**EXERCISE BRIEF:**
Each line from the top of the listing through the one holding "x_label_pos = [0.3, 0.4]" should be restated word for word, with nothing added and no pictures.

**DATASET CONTENT:**
────

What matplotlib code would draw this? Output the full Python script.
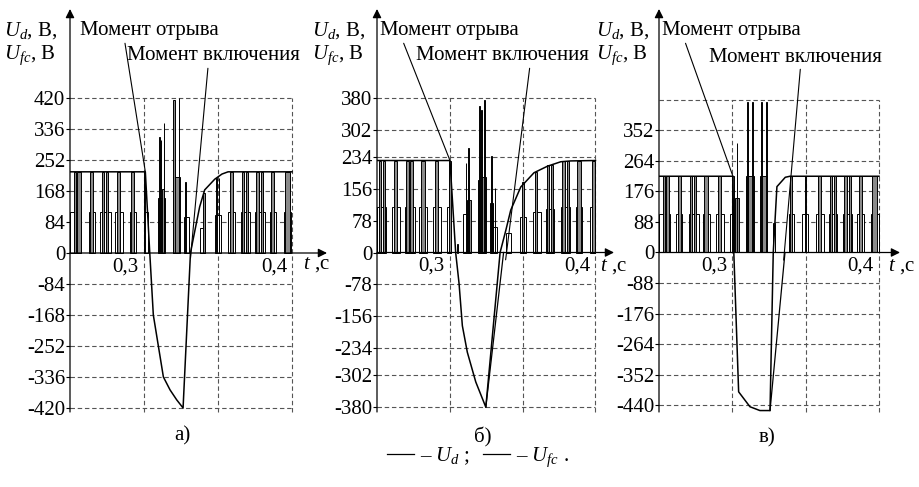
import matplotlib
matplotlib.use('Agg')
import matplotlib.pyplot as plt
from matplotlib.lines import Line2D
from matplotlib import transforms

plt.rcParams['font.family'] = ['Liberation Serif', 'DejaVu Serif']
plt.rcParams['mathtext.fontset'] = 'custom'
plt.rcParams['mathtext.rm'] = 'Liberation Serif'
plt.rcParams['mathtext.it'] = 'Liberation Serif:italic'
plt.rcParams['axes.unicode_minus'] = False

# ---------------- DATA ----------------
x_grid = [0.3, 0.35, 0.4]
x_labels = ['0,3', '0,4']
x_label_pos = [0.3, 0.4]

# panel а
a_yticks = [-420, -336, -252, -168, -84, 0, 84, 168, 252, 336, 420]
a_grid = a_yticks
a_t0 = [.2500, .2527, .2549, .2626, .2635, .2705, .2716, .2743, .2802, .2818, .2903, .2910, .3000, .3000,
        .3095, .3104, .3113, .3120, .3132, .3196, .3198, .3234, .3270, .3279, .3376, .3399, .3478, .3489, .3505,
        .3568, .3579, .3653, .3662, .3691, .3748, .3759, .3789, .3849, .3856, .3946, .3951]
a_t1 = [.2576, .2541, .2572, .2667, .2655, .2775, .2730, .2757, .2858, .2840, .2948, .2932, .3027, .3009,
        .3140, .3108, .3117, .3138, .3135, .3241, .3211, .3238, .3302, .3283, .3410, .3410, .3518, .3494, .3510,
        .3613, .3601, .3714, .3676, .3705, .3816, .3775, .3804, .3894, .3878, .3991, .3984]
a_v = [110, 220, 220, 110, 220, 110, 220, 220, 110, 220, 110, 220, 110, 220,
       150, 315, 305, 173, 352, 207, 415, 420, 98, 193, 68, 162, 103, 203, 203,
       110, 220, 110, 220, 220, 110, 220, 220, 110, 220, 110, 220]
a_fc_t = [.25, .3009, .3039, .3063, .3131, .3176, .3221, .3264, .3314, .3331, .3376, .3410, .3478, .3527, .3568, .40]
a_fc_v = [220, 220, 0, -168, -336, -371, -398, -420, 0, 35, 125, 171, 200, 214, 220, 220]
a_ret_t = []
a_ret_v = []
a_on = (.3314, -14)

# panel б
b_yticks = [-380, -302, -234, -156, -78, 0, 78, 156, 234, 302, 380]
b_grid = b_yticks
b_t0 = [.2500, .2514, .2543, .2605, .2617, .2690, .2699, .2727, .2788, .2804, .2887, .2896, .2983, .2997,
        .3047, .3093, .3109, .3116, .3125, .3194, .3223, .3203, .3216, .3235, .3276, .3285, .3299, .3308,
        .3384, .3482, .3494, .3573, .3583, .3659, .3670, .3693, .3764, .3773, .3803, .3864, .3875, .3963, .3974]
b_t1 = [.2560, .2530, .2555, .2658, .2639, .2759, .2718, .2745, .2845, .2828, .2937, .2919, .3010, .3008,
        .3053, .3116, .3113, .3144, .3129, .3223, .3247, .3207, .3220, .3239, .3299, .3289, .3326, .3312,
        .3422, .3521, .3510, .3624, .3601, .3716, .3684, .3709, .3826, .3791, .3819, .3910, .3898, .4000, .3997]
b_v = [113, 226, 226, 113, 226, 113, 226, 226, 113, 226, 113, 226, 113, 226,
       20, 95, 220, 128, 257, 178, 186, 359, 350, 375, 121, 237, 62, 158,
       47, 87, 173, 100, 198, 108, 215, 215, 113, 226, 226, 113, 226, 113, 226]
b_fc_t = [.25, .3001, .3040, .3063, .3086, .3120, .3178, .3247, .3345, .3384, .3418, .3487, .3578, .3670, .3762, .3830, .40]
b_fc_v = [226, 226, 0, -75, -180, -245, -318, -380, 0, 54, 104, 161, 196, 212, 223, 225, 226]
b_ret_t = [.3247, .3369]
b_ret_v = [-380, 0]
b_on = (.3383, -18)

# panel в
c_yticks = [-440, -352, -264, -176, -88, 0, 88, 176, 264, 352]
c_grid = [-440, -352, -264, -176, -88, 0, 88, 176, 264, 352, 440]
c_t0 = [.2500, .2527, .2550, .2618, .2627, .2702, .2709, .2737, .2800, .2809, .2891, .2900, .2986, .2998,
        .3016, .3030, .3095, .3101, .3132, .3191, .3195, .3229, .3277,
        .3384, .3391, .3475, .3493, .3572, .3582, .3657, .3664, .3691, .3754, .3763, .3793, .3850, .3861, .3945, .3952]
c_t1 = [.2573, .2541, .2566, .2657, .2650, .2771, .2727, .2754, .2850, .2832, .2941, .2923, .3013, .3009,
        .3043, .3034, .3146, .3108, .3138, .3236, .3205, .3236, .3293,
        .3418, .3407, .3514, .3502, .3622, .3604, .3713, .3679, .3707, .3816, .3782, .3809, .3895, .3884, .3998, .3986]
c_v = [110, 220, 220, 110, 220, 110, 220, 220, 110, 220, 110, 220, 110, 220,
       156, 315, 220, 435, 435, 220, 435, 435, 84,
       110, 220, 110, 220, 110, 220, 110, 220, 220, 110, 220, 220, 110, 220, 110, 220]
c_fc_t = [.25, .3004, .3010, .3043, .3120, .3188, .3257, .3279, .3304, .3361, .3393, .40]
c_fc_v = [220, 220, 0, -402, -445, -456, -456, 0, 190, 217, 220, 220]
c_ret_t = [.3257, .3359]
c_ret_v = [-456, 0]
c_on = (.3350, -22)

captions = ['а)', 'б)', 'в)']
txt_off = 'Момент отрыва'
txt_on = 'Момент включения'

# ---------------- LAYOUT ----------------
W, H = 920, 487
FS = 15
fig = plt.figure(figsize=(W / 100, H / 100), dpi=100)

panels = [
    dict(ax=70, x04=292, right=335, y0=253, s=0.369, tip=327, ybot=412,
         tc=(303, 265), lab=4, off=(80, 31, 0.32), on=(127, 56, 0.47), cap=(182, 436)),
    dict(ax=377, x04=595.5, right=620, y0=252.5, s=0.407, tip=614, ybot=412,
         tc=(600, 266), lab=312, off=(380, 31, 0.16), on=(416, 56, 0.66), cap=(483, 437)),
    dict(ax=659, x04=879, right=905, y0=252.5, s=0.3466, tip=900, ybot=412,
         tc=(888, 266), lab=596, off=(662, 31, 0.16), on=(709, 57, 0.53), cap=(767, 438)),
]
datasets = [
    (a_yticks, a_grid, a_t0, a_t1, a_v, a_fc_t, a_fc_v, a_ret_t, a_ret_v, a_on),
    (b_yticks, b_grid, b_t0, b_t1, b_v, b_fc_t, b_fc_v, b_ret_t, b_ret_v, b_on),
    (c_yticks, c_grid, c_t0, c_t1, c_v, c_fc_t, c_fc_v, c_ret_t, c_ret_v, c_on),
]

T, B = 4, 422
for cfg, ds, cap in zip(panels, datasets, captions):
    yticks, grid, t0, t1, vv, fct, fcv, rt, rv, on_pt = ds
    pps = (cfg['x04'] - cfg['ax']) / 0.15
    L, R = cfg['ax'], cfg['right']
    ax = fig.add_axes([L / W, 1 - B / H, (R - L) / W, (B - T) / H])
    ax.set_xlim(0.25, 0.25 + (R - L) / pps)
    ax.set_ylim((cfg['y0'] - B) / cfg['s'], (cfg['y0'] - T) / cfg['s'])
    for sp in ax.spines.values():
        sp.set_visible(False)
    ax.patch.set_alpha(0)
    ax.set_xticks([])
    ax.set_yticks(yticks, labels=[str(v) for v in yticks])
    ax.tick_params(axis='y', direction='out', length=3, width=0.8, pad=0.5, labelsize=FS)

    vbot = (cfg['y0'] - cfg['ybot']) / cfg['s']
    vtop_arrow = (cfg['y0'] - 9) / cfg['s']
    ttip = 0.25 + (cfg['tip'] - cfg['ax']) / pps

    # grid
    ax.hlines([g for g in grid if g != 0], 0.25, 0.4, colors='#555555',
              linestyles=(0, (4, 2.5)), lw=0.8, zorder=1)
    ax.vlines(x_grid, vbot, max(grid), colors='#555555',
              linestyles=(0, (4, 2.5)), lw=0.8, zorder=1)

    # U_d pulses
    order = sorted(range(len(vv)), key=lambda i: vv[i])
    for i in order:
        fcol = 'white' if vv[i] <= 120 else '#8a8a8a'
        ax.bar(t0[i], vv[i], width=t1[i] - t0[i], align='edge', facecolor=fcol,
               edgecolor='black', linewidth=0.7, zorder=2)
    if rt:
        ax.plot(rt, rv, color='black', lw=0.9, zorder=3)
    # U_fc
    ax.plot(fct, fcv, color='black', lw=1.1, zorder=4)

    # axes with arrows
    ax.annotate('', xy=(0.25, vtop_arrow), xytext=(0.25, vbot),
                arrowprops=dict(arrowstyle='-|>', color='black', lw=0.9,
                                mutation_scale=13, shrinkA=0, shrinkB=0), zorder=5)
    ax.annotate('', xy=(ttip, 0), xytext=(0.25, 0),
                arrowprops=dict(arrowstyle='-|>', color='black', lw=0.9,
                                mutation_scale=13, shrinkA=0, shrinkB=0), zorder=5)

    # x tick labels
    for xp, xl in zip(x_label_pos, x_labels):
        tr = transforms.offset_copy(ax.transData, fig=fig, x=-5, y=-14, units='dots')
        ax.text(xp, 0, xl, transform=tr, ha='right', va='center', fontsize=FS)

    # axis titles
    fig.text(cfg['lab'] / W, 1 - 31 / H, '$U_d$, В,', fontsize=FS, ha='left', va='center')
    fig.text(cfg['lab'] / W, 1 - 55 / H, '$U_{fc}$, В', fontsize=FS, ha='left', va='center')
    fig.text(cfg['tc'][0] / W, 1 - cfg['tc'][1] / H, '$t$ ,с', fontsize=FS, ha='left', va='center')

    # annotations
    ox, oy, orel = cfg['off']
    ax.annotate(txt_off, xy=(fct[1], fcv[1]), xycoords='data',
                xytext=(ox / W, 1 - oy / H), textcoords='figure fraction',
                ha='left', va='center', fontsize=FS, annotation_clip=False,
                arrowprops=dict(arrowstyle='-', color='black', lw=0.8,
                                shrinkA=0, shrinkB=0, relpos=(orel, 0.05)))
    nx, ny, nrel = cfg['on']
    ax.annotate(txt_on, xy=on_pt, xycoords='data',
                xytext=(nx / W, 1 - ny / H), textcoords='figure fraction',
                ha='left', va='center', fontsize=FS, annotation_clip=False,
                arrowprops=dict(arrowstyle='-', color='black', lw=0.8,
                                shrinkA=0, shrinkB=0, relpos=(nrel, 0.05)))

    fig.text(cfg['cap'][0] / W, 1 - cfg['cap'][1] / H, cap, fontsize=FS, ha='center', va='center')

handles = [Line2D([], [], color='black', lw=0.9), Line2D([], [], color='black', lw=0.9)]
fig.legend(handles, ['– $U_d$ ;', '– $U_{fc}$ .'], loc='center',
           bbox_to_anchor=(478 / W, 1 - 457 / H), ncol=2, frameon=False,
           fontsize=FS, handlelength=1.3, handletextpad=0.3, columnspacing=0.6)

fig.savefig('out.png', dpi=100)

────

**COMPLETE RESPONSE:**
What matplotlib code would draw this? Output the full Python script.
import matplotlib
matplotlib.use('Agg')
import matplotlib.pyplot as plt
from matplotlib.lines import Line2D
from matplotlib import transforms

plt.rcParams['font.family'] = ['Liberation Serif', 'DejaVu Serif']
plt.rcParams['mathtext.fontset'] = 'custom'
plt.rcParams['mathtext.rm'] = 'Liberation Serif'
plt.rcParams['mathtext.it'] = 'Liberation Serif:italic'
plt.rcParams['axes.unicode_minus'] = False

# ---------------- DATA ----------------
x_grid = [0.3, 0.35, 0.4]
x_labels = ['0,3', '0,4']
x_label_pos = [0.3, 0.4]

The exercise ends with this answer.